Data section —

----------------

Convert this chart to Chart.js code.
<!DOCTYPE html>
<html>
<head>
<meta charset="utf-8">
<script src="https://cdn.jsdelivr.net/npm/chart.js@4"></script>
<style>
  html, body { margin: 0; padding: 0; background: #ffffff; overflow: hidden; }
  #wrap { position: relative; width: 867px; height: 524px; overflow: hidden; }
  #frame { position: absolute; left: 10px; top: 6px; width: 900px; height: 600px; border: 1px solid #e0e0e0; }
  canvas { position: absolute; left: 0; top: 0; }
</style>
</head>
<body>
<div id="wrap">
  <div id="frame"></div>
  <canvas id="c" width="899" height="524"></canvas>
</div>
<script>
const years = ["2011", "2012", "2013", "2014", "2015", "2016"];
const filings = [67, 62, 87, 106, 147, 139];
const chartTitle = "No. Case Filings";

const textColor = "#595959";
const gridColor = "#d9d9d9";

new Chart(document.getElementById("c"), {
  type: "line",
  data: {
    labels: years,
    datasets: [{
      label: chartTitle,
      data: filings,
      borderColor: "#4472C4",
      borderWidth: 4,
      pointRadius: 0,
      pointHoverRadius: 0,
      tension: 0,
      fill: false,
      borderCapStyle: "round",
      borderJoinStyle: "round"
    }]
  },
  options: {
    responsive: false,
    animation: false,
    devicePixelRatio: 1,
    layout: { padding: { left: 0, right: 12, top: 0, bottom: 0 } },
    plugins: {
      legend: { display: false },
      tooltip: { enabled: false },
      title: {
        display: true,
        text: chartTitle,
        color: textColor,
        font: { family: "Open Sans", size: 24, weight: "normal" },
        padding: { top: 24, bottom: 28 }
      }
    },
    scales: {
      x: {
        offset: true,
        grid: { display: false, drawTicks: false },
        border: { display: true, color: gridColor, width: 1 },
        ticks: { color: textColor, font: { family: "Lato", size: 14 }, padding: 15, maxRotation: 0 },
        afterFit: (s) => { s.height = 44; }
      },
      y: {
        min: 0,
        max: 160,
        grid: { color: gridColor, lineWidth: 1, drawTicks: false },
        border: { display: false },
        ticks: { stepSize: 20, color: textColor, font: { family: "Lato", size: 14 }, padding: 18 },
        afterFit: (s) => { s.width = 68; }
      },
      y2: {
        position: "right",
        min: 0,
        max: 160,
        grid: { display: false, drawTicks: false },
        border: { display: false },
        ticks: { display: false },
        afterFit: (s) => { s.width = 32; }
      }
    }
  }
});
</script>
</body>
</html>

----------------

Transcribe the material exactly as it reads.

Written response —
Convert this chart to Chart.js code.
<!DOCTYPE html>
<html>
<head>
<meta charset="utf-8">
<script src="https://cdn.jsdelivr.net/npm/chart.js@4"></script>
<style>
  html, body { margin: 0; padding: 0; background: #ffffff; overflow: hidden; }
  #wrap { position: relative; width: 867px; height: 524px; overflow: hidden; }
  #frame { position: absolute; left: 10px; top: 6px; width: 900px; height: 600px; border: 1px solid #e0e0e0; }
  canvas { position: absolute; left: 0; top: 0; }
</style>
</head>
<body>
<div id="wrap">
  <div id="frame"></div>
  <canvas id="c" width="899" height="524"></canvas>
</div>
<script>
const years = ["2011", "2012", "2013", "2014", "2015", "2016"];
const filings = [67, 62, 87, 106, 147, 139];
const chartTitle = "No. Case Filings";

const textColor = "#595959";
const gridColor = "#d9d9d9";

new Chart(document.getElementById("c"), {
  type: "line",
  data: {
    labels: years,
    datasets: [{
      label: chartTitle,
      data: filings,
      borderColor: "#4472C4",
      borderWidth: 4,
      pointRadius: 0,
      pointHoverRadius: 0,
      tension: 0,
      fill: false,
      borderCapStyle: "round",
      borderJoinStyle: "round"
    }]
  },
  options: {
    responsive: false,
    animation: false,
    devicePixelRatio: 1,
    layout: { padding: { left: 0, right: 12, top: 0, bottom: 0 } },
    plugins: {
      legend: { display: false },
      tooltip: { enabled: false },
      title: {
        display: true,
        text: chartTitle,
        color: textColor,
        font: { family: "Open Sans", size: 24, weight: "normal" },
        padding: { top: 24, bottom: 28 }
      }
    },
    scales: {
      x: {
        offset: true,
        grid: { display: false, drawTicks: false },
        border: { display: true, color: gridColor, width: 1 },
        ticks: { color: textColor, font: { family: "Lato", size: 14 }, padding: 15, maxRotation: 0 },
        afterFit: (s) => { s.height = 44; }
      },
      y: {
        min: 0,
        max: 160,
        grid: { color: gridColor, lineWidth: 1, drawTicks: false },
        border: { display: false },
        ticks: { stepSize: 20, color: textColor, font: { family: "Lato", size: 14 }, padding: 18 },
        afterFit: (s) => { s.width = 68; }
      },
      y2: {
        position: "right",
        min: 0,
        max: 160,
        grid: { display: false, drawTicks: false },
        border: { display: false },
        ticks: { display: false },
        afterFit: (s) => { s.width = 32; }
      }
    }
  }
});
</script>
</body>
</html>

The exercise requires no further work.